But the massive ship is in fact, a 1000-ton warning sign that Mumbai remains unguarded at sea. It passed undetected through three tiers of security - the Navy, the Coast Guard and the Coastal Wing of the Mumbai Police. For a city whose worst terror attack began with the arrival of ten young Pakistanis on a boat in 2008, the new lapses are inexplicable.
Defence Minister AK Antony has asked the Navy and the Coast Guard for a detailed report.
The Pavit, 77 metres long, was registered in Panama and was abandoned near Oman about a month ago after serious technical issues with its engines. A distress call led to its crew being rescued.

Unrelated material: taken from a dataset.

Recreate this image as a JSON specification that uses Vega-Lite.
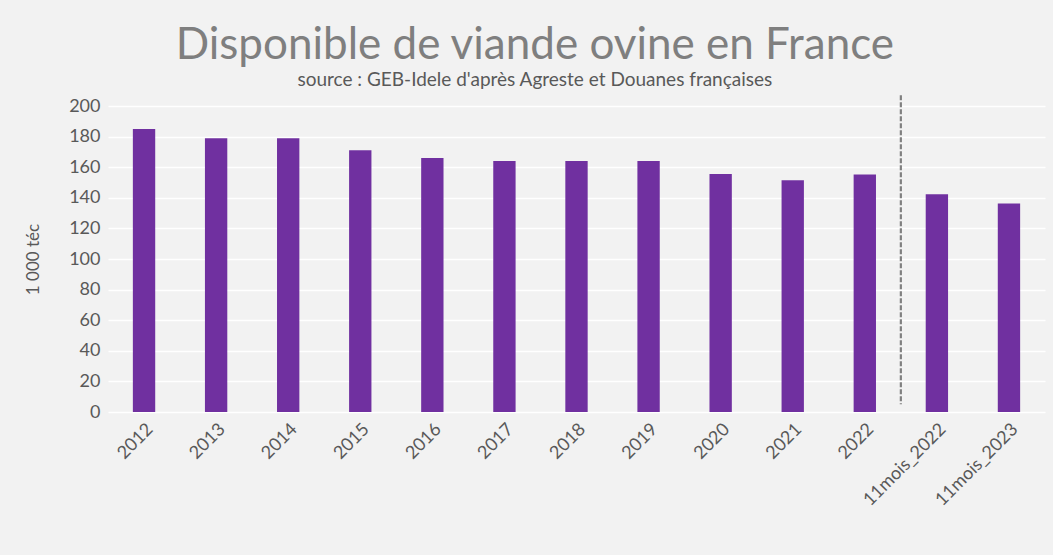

It then drifted into the Arabian Sea and entered India's exclusive economic zone which extends 200 nautical miles off the Mumbai coast. For nearly 100 hours, experts estimate, the ship without any lights - an anomaly that should have attracted scrutiny - got closer and closer to India till strong currents and wind finally thrust it within feet of Juhu Beach.
That's when Ramesh, a life guard, saw it. "I came for my shift at 5.30 in the morning and I first saw the ship in the water around 50 kilometres away when I checked through my binoculars, there was no one in the ship. I informed the Juhu Police Chowkie."
The Mumbai Police denies reports that it waited for 12 hours before informing the Coast Guard, during which time the ship ran aground.
The Coast Guard says media reports and other records showed that the Pavit had been abandoned and its crew rescued after a distress call before the ship sank near Oman. So they really weren't looking out for it. The Navy says that that though radars must have shown the ship sailing into Indian waters, it was not possible to tell that the Pavit was unmanned - which would have led to an immediate alert.
Less than a month ago, Mumbai was attacked with three serial blasts. The city is meant to be on high-alert. The Pavit proves the complete lack of coordination and security that the city has to contend with.